The domain-finder workflow is one of the most important production contracts in this repository. It replaces opaque Pipedream behavior with explicit candidate selection, audit artifacts, and optional writeback execution.
What the pipeline covers
The workflow breaks the old process into auditable stages:
- measure backlog and bottlenecks
- fetch candidate domains from BigQuery
- pick the best domain per company
- audit the decision set
- compare against the legacy selector when needed
- generate writeback SQL
- optionally execute writeback or repair SQL
Backlog analysis
Start by measuring whether the pipeline is starved upstream:
node ./dist/cli.js domainfinder:backlog:bq --market dach --out ./data/domainfinder-backlog.json
This report summarizes the backlog and highlights which upstream stages are the real bottlenecks.
Candidate fetch
node ./dist/cli.js domainfinder:candidates:bq \
--market dach \
--limit 500 \
--out ./data/domain-candidates.json \
--sql-out ./data/domain-candidates.sql
This is the warehouse-backed input to the selection phase.
Selection logic
The improved selector applies this policy in order:
- prefer
linkedinDomainwhen it exists and is not blacklisted - otherwise prefer the root domain derived from
linkedinWebsitewhen it exists and is not blacklisted - otherwise choose the non-blacklisted candidate with the highest Hunter email count
- otherwise fall back to the first non-null non-blacklisted candidate
- if nothing usable remains, mark the company as
no-domain
Blacklisted domains currently include:
linkedin.combit.lylinktr.eefacebook.com
Run the selector with:
node ./dist/cli.js domainfinder:select --in ./data/domain-candidates.json --out ./data/domain-decisions.json
Audit the decisions
node ./dist/cli.js domainfinder:audit --in ./data/domain-decisions.json --out ./data/domain-audit.json
The audit report gives you:
- counts by decision reason
- accepted versus rejected writeback candidates
- risk flags for each decision
Compare against legacy Pipedream behavior
node ./dist/cli.js domainfinder:compare-pipedream --in ./data/domain-candidates.json --out ./data/domain-comparison.json
Use this when you need to quantify how the improved selector differs from the old Hunter-heavy strategy.

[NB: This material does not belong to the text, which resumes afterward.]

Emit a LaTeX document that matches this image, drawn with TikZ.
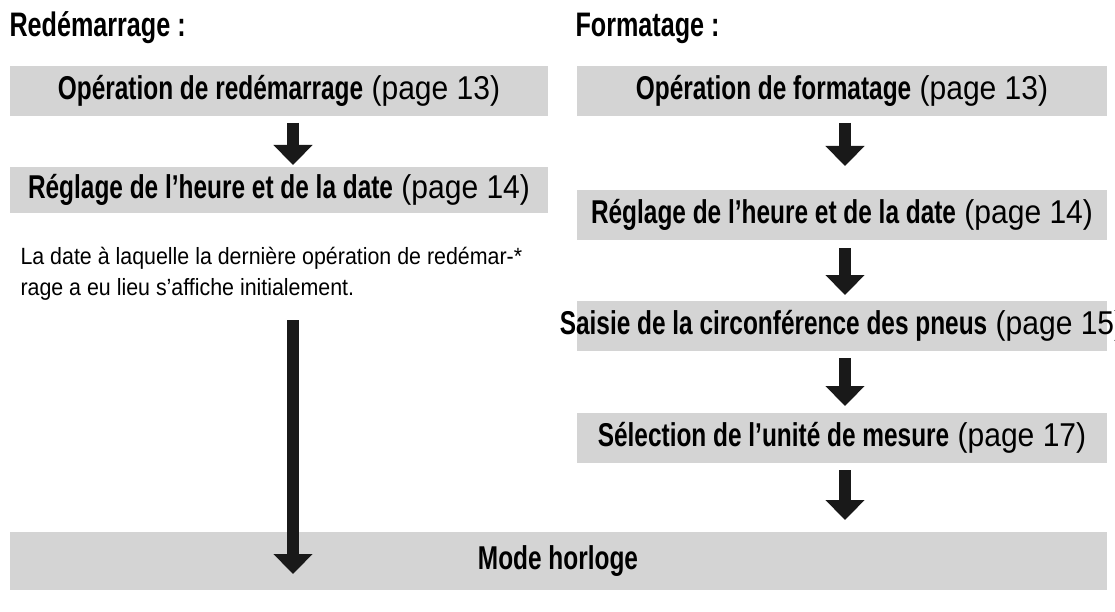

Generate improved input SQL
If you need the replacement input view for the old workflow:
node ./dist/cli.js domainfinder:input-sql --market dach --out ./data/domainFinder_input_v2.sql
Writeback behavior
Generate conservative writeback SQL:
node ./dist/cli.js domainfinder:writeback-sql \
--in ./data/domain-decisions.json \
--out ./data/domain-writeback.sql \
--trace-id salesprompter-cli-dach-20260308
Or generate and optionally execute it:
node ./dist/cli.js domainfinder:writeback:bq \
--in ./data/domain-decisions.json \
--out ./data/domain-writeback.sql \
--trace-id salesprompter-cli-dach-20260308 \
--execute
Writeback rules:
- writes target
SalesPrompter.domainFinder_output no-domaindecisions are excluded- blacklisted domains are excluded
trace_idis preserved for provenance
Audit existing warehouse exposure
To measure the current state of warehouse-visible domains:
node ./dist/cli.js domainfinder:audit-existing:bq --market dach --out ./data/domain-existing-audit.json
To compare two audit snapshots:
node ./dist/cli.js domainfinder:audit-delta \
--before ./data/domain-existing-audit-before.json \
--after ./data/domain-existing-audit-after.json \
--out ./data/domain-existing-audit-delta.json
Repair existing chosen domains
node ./dist/cli.js domainfinder:repair-existing:bq \
--market dach \
--mode conservative \
--limit 5000 \
--out ./data/domain-repair.sql \
--trace-id salesprompter-cli-repair-dach
Repair modes:
| Mode | Behavior |
|---|---|
conservative |
fix missing or blacklisted chosen domains |
aggressive |
fix missing, blacklisted, and mismatched domains |
mismatch-only |
fix only mismatched chosen domains |
Run the full pipeline
node ./dist/cli.js domainfinder:run:bq \
--market dach \
--limit 500 \
--out-dir ./data/domainfinder-run \
--trace-id salesprompter-cli-dach-20260308
Artifacts created in --out-dir:
- candidate SQL
- candidate JSON
- decision JSON
- audit JSON
- writeback SQL
Use --execute-writeback only when you want the generated writeback SQL executed immediately.